* [Set task]: Begin with the first line below and retype each line exactly through the line containing "const toXY = (xs, ys)". Any pictures are to be left out.

* [Data extract]:

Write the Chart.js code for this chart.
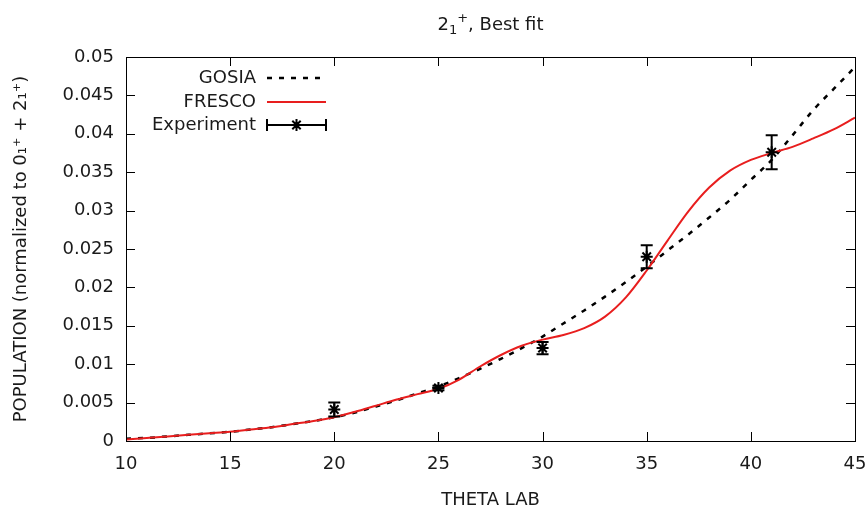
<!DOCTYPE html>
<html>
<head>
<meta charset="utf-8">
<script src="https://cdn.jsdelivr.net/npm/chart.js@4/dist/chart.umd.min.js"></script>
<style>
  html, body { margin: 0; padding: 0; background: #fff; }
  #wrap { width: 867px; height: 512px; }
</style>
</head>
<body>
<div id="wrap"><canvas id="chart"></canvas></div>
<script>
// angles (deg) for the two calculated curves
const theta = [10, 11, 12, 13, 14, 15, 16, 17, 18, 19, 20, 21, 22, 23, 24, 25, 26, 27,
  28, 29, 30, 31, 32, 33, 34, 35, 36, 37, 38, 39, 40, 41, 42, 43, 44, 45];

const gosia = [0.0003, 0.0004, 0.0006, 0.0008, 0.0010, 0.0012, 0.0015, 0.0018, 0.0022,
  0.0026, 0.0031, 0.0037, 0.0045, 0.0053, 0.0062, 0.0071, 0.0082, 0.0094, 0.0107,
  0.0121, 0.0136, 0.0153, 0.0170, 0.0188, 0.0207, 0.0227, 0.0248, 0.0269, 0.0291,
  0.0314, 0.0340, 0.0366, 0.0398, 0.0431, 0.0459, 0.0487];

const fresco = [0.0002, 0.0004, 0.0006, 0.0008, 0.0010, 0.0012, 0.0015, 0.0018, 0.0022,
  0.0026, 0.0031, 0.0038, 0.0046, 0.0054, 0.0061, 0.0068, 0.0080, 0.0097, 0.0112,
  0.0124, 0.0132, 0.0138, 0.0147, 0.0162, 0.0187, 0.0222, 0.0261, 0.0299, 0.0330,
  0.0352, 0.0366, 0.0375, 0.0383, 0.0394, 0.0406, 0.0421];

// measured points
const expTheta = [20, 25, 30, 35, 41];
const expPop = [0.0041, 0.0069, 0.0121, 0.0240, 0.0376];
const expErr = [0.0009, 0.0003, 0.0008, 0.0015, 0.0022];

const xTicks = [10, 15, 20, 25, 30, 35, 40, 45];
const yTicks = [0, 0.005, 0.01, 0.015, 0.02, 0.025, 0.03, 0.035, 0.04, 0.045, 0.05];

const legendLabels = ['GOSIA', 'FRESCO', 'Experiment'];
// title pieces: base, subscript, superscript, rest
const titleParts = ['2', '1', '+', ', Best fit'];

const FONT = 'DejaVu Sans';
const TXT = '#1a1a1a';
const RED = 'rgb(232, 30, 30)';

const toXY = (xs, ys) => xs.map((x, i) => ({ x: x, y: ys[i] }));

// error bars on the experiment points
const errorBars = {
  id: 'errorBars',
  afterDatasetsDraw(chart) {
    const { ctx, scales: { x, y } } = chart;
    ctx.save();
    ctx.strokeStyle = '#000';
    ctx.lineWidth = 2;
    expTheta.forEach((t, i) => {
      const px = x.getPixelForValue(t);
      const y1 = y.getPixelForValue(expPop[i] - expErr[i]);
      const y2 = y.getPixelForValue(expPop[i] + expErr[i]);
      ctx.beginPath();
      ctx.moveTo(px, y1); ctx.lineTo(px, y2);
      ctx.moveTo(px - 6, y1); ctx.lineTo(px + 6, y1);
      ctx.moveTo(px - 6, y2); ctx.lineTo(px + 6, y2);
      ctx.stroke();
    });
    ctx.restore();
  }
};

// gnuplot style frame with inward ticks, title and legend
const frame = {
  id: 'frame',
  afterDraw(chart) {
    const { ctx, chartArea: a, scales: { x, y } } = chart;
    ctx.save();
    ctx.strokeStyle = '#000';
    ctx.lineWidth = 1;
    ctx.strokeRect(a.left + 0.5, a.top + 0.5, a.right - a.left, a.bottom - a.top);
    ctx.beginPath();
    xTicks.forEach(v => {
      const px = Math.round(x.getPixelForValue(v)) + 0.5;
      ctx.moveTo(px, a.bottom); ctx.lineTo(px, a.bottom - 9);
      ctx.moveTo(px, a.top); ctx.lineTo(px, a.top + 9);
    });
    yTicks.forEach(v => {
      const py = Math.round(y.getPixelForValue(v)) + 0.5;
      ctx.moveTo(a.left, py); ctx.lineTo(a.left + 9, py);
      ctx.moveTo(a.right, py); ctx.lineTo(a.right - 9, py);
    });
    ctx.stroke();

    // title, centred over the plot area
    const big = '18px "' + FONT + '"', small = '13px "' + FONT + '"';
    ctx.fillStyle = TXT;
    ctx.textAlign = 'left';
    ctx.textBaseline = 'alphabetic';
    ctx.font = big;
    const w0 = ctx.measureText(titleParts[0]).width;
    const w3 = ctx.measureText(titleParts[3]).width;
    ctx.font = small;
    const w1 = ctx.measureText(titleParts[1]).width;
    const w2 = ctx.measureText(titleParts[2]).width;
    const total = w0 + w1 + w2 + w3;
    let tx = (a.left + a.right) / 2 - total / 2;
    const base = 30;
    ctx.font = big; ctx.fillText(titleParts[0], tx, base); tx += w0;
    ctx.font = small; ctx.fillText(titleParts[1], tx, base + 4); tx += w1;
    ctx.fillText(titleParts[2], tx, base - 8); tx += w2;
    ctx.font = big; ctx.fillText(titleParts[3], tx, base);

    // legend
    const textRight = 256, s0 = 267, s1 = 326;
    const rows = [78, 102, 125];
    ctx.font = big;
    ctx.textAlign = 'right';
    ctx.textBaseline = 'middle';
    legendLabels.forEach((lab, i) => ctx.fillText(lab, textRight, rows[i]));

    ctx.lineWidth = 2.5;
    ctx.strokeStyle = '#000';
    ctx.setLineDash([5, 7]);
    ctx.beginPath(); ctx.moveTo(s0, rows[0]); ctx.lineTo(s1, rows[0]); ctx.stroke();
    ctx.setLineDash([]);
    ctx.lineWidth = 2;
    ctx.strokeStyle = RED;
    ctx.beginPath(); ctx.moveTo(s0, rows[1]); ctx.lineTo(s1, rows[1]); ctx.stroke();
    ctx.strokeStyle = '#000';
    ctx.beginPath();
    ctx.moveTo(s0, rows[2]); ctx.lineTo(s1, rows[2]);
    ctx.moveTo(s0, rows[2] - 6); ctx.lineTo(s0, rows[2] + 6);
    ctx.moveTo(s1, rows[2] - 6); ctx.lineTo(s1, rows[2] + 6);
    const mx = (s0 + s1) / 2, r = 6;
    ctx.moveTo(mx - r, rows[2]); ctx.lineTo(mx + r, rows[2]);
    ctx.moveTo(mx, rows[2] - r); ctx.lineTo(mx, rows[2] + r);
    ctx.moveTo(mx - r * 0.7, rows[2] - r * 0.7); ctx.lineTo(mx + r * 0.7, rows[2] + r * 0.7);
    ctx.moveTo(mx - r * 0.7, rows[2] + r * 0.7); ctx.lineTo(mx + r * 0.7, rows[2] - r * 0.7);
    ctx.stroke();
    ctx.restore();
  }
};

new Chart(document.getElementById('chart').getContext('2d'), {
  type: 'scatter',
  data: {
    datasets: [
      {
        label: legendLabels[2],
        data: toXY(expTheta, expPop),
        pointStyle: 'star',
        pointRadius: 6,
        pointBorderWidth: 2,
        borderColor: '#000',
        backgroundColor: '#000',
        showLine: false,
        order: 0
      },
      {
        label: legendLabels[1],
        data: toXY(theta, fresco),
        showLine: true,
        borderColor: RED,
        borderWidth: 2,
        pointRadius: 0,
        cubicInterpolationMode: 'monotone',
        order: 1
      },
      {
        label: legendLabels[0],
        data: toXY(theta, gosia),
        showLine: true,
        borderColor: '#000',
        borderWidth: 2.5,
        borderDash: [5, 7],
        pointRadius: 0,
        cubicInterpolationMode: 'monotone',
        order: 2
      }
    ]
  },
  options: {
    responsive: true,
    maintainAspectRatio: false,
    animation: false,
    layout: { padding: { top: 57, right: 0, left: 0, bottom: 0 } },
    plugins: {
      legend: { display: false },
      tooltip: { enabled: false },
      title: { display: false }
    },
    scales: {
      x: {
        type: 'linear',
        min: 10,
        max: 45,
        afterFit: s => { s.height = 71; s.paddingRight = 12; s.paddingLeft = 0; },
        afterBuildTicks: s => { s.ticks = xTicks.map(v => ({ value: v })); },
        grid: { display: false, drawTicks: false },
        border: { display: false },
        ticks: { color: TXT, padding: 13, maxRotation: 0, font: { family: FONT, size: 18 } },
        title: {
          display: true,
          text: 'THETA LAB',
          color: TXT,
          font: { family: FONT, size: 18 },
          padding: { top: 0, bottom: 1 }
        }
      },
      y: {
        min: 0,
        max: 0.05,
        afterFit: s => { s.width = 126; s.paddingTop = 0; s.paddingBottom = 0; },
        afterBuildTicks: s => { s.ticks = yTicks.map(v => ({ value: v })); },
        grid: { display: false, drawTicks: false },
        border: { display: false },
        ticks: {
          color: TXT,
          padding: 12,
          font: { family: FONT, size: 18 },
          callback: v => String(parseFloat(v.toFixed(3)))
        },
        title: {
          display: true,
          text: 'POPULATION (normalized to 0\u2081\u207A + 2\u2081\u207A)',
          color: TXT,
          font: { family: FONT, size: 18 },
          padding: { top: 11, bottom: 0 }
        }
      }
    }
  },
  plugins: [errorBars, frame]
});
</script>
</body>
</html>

* [Output for this exercise]:
Write the Chart.js code for this chart.
<!DOCTYPE html>
<html>
<head>
<meta charset="utf-8">
<script src="https://cdn.jsdelivr.net/npm/chart.js@4/dist/chart.umd.min.js"></script>
<style>
  html, body { margin: 0; padding: 0; background: #fff; }
  #wrap { width: 867px; height: 512px; }
</style>
</head>
<body>
<div id="wrap"><canvas id="chart"></canvas></div>
<script>
// angles (deg) for the two calculated curves
const theta = [10, 11, 12, 13, 14, 15, 16, 17, 18, 19, 20, 21, 22, 23, 24, 25, 26, 27,
  28, 29, 30, 31, 32, 33, 34, 35, 36, 37, 38, 39, 40, 41, 42, 43, 44, 45];

const gosia = [0.0003, 0.0004, 0.0006, 0.0008, 0.0010, 0.0012, 0.0015, 0.0018, 0.0022,
  0.0026, 0.0031, 0.0037, 0.0045, 0.0053, 0.0062, 0.0071, 0.0082, 0.0094, 0.0107,
  0.0121, 0.0136, 0.0153, 0.0170, 0.0188, 0.0207, 0.0227, 0.0248, 0.0269, 0.0291,
  0.0314, 0.0340, 0.0366, 0.0398, 0.0431, 0.0459, 0.0487];

const fresco = [0.0002, 0.0004, 0.0006, 0.0008, 0.0010, 0.0012, 0.0015, 0.0018, 0.0022,
  0.0026, 0.0031, 0.0038, 0.0046, 0.0054, 0.0061, 0.0068, 0.0080, 0.0097, 0.0112,
  0.0124, 0.0132, 0.0138, 0.0147, 0.0162, 0.0187, 0.0222, 0.0261, 0.0299, 0.0330,
  0.0352, 0.0366, 0.0375, 0.0383, 0.0394, 0.0406, 0.0421];

// measured points
const expTheta = [20, 25, 30, 35, 41];
const expPop = [0.0041, 0.0069, 0.0121, 0.0240, 0.0376];
const expErr = [0.0009, 0.0003, 0.0008, 0.0015, 0.0022];

const xTicks = [10, 15, 20, 25, 30, 35, 40, 45];
const yTicks = [0, 0.005, 0.01, 0.015, 0.02, 0.025, 0.03, 0.035, 0.04, 0.045, 0.05];

const legendLabels = ['GOSIA', 'FRESCO', 'Experiment'];
// title pieces: base, subscript, superscript, rest
const titleParts = ['2', '1', '+', ', Best fit'];

const FONT = 'DejaVu Sans';
const TXT = '#1a1a1a';
const RED = 'rgb(232, 30, 30)';

const toXY = (xs, ys) => xs.map((x, i) => ({ x: x, y: ys[i] }));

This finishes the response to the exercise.